(di Bulldog) Ayrton Senna, trent’anni fa, a Imola perdeva la vita durante il Gran Premio d’Italia. Enzo Ferrari li chiamava i “cavalieri del rischio” perchè un pilota doveva mettere in conto l’alta probabilità di non finire indenne una corsa. Una visione “romantica“, ma soprattutto un modo per separarsi dal trauma di perdite umane che avevano un impatto enorme sull’opinione pubblica: gli incidenti di De Portago alla Mille Miglia, quello di Ignazio Giunti a Buenos Aires o quella di Lorenzo Bandini a Montecarlo (tutti su vetture Ferrari) avevano suscitato dolore e tantissime polemiche.

Emozioni così forti l’opinione pubblica italiana – anche quella non così interessata alle corse motoristiche – le ritrovò un tremendo weekend di trent’anni fa a Imola. E trent’anni fa, a Padova, alla sede delle biciclette Campagnolo incontrai Ayrton Senna, il pilota che doveva passare in Ferrari da lì a poco e che era sempre più legato all’Italia da cui proveniva parte della sua famiglia.

Ed era semplice trovare un terreno comune con Senna: la facilità della lingua, l’empatia umana, la voglia di stare in mezzo alla gente (trent’anni fa non c’erano i bodyguard o gli assillanti uffici stampa odierni), di condividere una passione.
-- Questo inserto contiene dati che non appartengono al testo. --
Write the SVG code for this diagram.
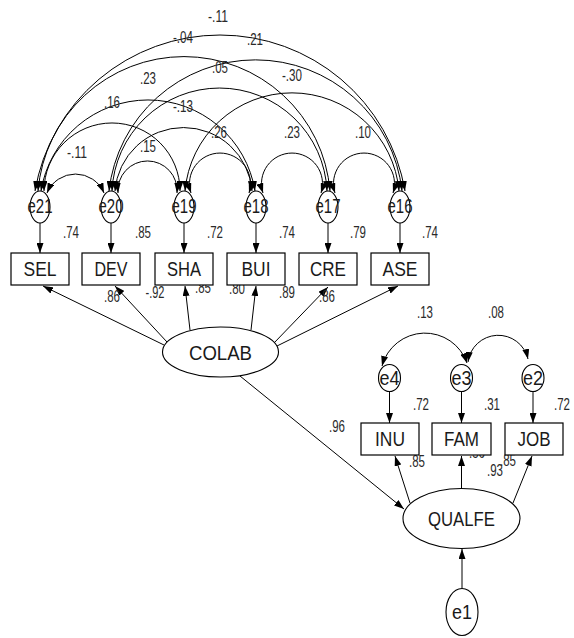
<svg xmlns="http://www.w3.org/2000/svg" width="574" height="638" viewBox="0 0 574 638">
<defs>
<marker id="ah" viewBox="0 0 10 7" refX="10" refY="3.5" markerWidth="10" markerHeight="7" markerUnits="userSpaceOnUse" orient="auto-start-reverse"><path d="M0,0 L10,3.5 L0,7 z" fill="#000"/></marker>
</defs>
<style>
.box{fill:#fff;stroke:#000;stroke-width:1.2}
.ell{fill:#fff;stroke:#000;stroke-width:1.1}
.lbl{font-family:"Liberation Sans",Arial,sans-serif;font-size:21px;fill:#1a1a1a;text-anchor:middle}
.el{font-family:"Liberation Sans",Arial,sans-serif;font-size:20px;fill:#1a1a1a;text-anchor:middle}
.num{font-family:"Liberation Sans",Arial,sans-serif;font-size:16px;fill:#2a2a2a;text-anchor:middle}
.c{fill:none;stroke:#000;stroke-width:1}
.a{marker-end:url(#ah)}
.d{marker-start:url(#ah);marker-end:url(#ah)}
</style>
<rect width="574" height="638" fill="#fff"/>
<g id="connectors">
<path class="c d" d="M47,193 A30.9,30.9 0 0 1 104,193"/>
<path class="c d" d="M118,193 A29.6,29.6 0 1 1 177,193"/>
<path class="c d" d="M191,193 A30.5,30.5 0 1 1 249,193"/>
<path class="c d" d="M263,193 A30.5,30.5 0 1 1 321,193"/>
<path class="c d" d="M335,193 A30.5,30.5 0 1 1 393,193"/>
<path class="c d" d="M44,191 A68,68 0 1 1 180,191"/>
<path class="c d" d="M115,191 A68.7,68.7 0 0 1 252,191"/>
<path class="c d" d="M41,191 A108.4,108.4 0 0 1 255,191"/>
<path class="c d" d="M112,191 A107.6,107.6 0 0 1 327,191"/>
<path class="c d" d="M185,191 A107.4,107.4 0 0 1 399,191"/>
<path class="c d" d="M38,191 A146.5,146.5 0 0 1 330,191"/>
<path class="c d" d="M109,191 A147.4,147.4 0 0 1 402,191"/>
<path class="c d" d="M35,191 A187.7,187.7 0 0 1 405,191"/>
<path class="c a" d="M40,223 L40,253"/>
<path class="c a" d="M111,223 L111,253"/>
<path class="c a" d="M184,223 L184,253"/>
<path class="c a" d="M256,223 L256,253"/>
<path class="c a" d="M328,223 L328,253"/>
<path class="c a" d="M400,223 L400,253"/>
<path class="c a" d="M164,345 L43,286"/>
<path class="c a" d="M167,342 L115,286"/>
<path class="c a" d="M190,330 L185,286"/>
<path class="c a" d="M251,330 L256,286"/>
<path class="c a" d="M274,343 L328,287"/>
<path class="c a" d="M277,346 L398,286"/>
<path class="c a" d="M240,376 L404,509"/>
<path class="c d" d="M382,366 A44.5,44.5 0 0 1 467,363"/>
<path class="c d" d="M468,362 A30.5,30.5 0 0 1 528,359"/>
<path class="c a" d="M389.5,391.5 L389.5,423"/>
<path class="c a" d="M461.5,391.5 L461.5,423"/>
<path class="c a" d="M533,391.5 L533,423"/>
<path class="c a" d="M410,503 L395,456"/>
<path class="c a" d="M461.5,488 L461.5,456"/>
<path class="c a" d="M513,503 L532,456"/>
<path class="c a" d="M462,588.5 L462,549"/>
</g>
<g id="labels">
<text class="num" x="218" y="22" textLength="20" lengthAdjust="spacingAndGlyphs">-.11</text>
<text class="num" x="183" y="43" textLength="20" lengthAdjust="spacingAndGlyphs">-.04</text>
<text class="num" x="255" y="45" textLength="16" lengthAdjust="spacingAndGlyphs">.21</text>
<text class="num" x="220" y="73" textLength="16" lengthAdjust="spacingAndGlyphs">.05</text>
<text class="num" x="148" y="84" textLength="16" lengthAdjust="spacingAndGlyphs">.23</text>
<text class="num" x="292" y="81" textLength="20" lengthAdjust="spacingAndGlyphs">-.30</text>
<text class="num" x="112" y="108" textLength="16" lengthAdjust="spacingAndGlyphs">.16</text>
<text class="num" x="183" y="112" textLength="20" lengthAdjust="spacingAndGlyphs">-.13</text>
<text class="num" x="219" y="138" textLength="16" lengthAdjust="spacingAndGlyphs">.26</text>
<text class="num" x="292" y="138" textLength="16" lengthAdjust="spacingAndGlyphs">.23</text>
<text class="num" x="363" y="138" textLength="16" lengthAdjust="spacingAndGlyphs">.10</text>
<text class="num" x="77" y="158" textLength="20" lengthAdjust="spacingAndGlyphs">-.11</text>
<text class="num" x="148" y="152" textLength="16" lengthAdjust="spacingAndGlyphs">.15</text>
<text class="num" x="71" y="238" textLength="16" lengthAdjust="spacingAndGlyphs">.74</text>
<text class="num" x="143" y="238" textLength="16" lengthAdjust="spacingAndGlyphs">.85</text>
<text class="num" x="215" y="238" textLength="16" lengthAdjust="spacingAndGlyphs">.72</text>
<text class="num" x="287" y="238" textLength="16" lengthAdjust="spacingAndGlyphs">.74</text>
<text class="num" x="358" y="238" textLength="16" lengthAdjust="spacingAndGlyphs">.79</text>
<text class="num" x="430" y="238" textLength="16" lengthAdjust="spacingAndGlyphs">.74</text>
<text class="num" x="112" y="302" textLength="16" lengthAdjust="spacingAndGlyphs">.86</text>
<text class="num" x="155" y="298" textLength="19" lengthAdjust="spacingAndGlyphs">-.92</text>
<text class="num" x="203" y="293" textLength="16" lengthAdjust="spacingAndGlyphs">.85</text>
<text class="num" x="237" y="294" textLength="16" lengthAdjust="spacingAndGlyphs">.80</text>
<text class="num" x="287" y="298" textLength="16" lengthAdjust="spacingAndGlyphs">.89</text>
<text class="num" x="327" y="302" textLength="16" lengthAdjust="spacingAndGlyphs">.86</text>
<text class="num" x="425" y="318" textLength="16" lengthAdjust="spacingAndGlyphs">.13</text>
<text class="num" x="496" y="318" textLength="16" lengthAdjust="spacingAndGlyphs">.08</text>
<text class="num" x="421" y="410" textLength="16" lengthAdjust="spacingAndGlyphs">.72</text>
<text class="num" x="492" y="410" textLength="16" lengthAdjust="spacingAndGlyphs">.31</text>
<text class="num" x="562" y="410" textLength="16" lengthAdjust="spacingAndGlyphs">.72</text>
<text class="num" x="337" y="432" textLength="16" lengthAdjust="spacingAndGlyphs">.96</text>
<text class="num" x="417" y="467" textLength="16" lengthAdjust="spacingAndGlyphs">.85</text>
<text class="num" x="477" y="458" textLength="16" lengthAdjust="spacingAndGlyphs">.56</text>
<text class="num" x="495" y="476" textLength="16" lengthAdjust="spacingAndGlyphs">.93</text>
<text class="num" x="508" y="466" textLength="16" lengthAdjust="spacingAndGlyphs">.85</text>
</g>
<g id="e21"><ellipse class="ell" cx="40" cy="207" rx="10" ry="16"/><text class="el" x="40" y="213" textLength="25" lengthAdjust="spacingAndGlyphs">e21</text></g>
<g id="e20"><ellipse class="ell" cx="111" cy="207" rx="10" ry="16"/><text class="el" x="111" y="213" textLength="25" lengthAdjust="spacingAndGlyphs">e20</text></g>
<g id="e19"><ellipse class="ell" cx="184" cy="207" rx="10" ry="16"/><text class="el" x="184" y="213" textLength="25" lengthAdjust="spacingAndGlyphs">e19</text></g>
<g id="e18"><ellipse class="ell" cx="256" cy="207" rx="10" ry="16"/><text class="el" x="256" y="213" textLength="25" lengthAdjust="spacingAndGlyphs">e18</text></g>
<g id="e17"><ellipse class="ell" cx="328" cy="207" rx="10" ry="16"/><text class="el" x="328" y="213" textLength="25" lengthAdjust="spacingAndGlyphs">e17</text></g>
<g id="e16"><ellipse class="ell" cx="400" cy="207" rx="10" ry="16"/><text class="el" x="400" y="213" textLength="25" lengthAdjust="spacingAndGlyphs">e16</text></g>
<g id="SEL"><rect class="box" x="11" y="253" width="58" height="32"/><text class="lbl" x="40" y="276" textLength="33" lengthAdjust="spacingAndGlyphs">SEL</text></g>
<g id="DEV"><rect class="box" x="82" y="253" width="58" height="32"/><text class="lbl" x="111" y="276" textLength="33" lengthAdjust="spacingAndGlyphs">DEV</text></g>
<g id="SHA"><rect class="box" x="155" y="253" width="58" height="32"/><text class="lbl" x="184" y="276" textLength="34" lengthAdjust="spacingAndGlyphs">SHA</text></g>
<g id="BUI"><rect class="box" x="227" y="253" width="58" height="32"/><text class="lbl" x="256" y="276" textLength="29" lengthAdjust="spacingAndGlyphs">BUI</text></g>
<g id="CRE"><rect class="box" x="299" y="253" width="58" height="32"/><text class="lbl" x="328" y="276" textLength="36" lengthAdjust="spacingAndGlyphs">CRE</text></g>
<g id="ASE"><rect class="box" x="371" y="253" width="58" height="32"/><text class="lbl" x="400" y="276" textLength="35" lengthAdjust="spacingAndGlyphs">ASE</text></g>
<g id="COLAB"><ellipse class="ell" cx="220.5" cy="352" rx="58" ry="25"/><text class="lbl" x="220.5" y="359.5" textLength="63" lengthAdjust="spacingAndGlyphs">COLAB</text></g>
<g id="e4"><ellipse class="ell" cx="389.5" cy="378" rx="11" ry="13.5"/><text class="el" x="389.5" y="385" textLength="20" lengthAdjust="spacingAndGlyphs">e4</text></g>
<g id="e3"><ellipse class="ell" cx="461.5" cy="378" rx="11" ry="13.5"/><text class="el" x="461.5" y="385" textLength="20" lengthAdjust="spacingAndGlyphs">e3</text></g>
<g id="e2"><ellipse class="ell" cx="533" cy="378" rx="11" ry="13.5"/><text class="el" x="533" y="385" textLength="20" lengthAdjust="spacingAndGlyphs">e2</text></g>
<g id="INU"><rect class="box" x="361" y="423" width="58" height="32"/><text class="lbl" x="390" y="446" textLength="30" lengthAdjust="spacingAndGlyphs">INU</text></g>
<g id="FAM"><rect class="box" x="432" y="423" width="59" height="32"/><text class="lbl" x="461.5" y="446" textLength="35" lengthAdjust="spacingAndGlyphs">FAM</text></g>
<g id="JOB"><rect class="box" x="505" y="423" width="58" height="32"/><text class="lbl" x="534" y="446" textLength="33" lengthAdjust="spacingAndGlyphs">JOB</text></g>
<g id="QUALFE"><ellipse class="ell" cx="461.5" cy="518.5" rx="58.5" ry="30"/><text class="lbl" x="461.5" y="526" textLength="67" lengthAdjust="spacingAndGlyphs">QUALFE</text></g>
<g id="e1"><ellipse class="ell" cx="462" cy="612" rx="16" ry="23.5"/><text class="el" x="462" y="619" textLength="20" lengthAdjust="spacingAndGlyphs">e1</text></g>
</svg>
L’intervista, non a caso, avvenne in un vero casino, con persone che si infilavano sotto il microfono, che cercavano un contatto fisico, la possibilità di scambiare una battuta… fra i tanti una ragazza che riuscì a superare il muro di giornalisti e telecamere e offrì ad Ayrton un braccialettino di corda colorata coi colori della Ouroverde, il verde oro della bandiera brasiliana. “E’ per te, che ti porta fortuna” disse al pilota il cui sguardo immediatamente si fece più scuro, la voce balbettante, i tratti del volto più taglienti. “No, no – rispose con improvvisa urgenza Senna – ti ringrazio, ma non porto queste cose, tienilo tu per me” e scappò via lasciando giornalisti e torcida al proprio destino.

Gli stavo chiedendo se sarebbe passato in Ferrari a fine stagione come tutta Italia voleva, mi rispose a malapena “Vediamo, non so ancora, forse…

Da quel weekend, l’immagine di quella ragazza, di quel braccialetto verderoro mi torna in mente ogni volta che si parla di Ayrton Senna, di quello che ha realizzato e di quello che avrebbe potuto fare con la Rossa. E mi viene sempre da chiedermi se per lui sarebbe stato meglio accettare quel dono oppure se quel dono mancato abbia avuto una qualche responsabilità…Per anni non sono più riuscito a guardare un Gran Premio, dopo Senna aveva poco senso. Almeno per me.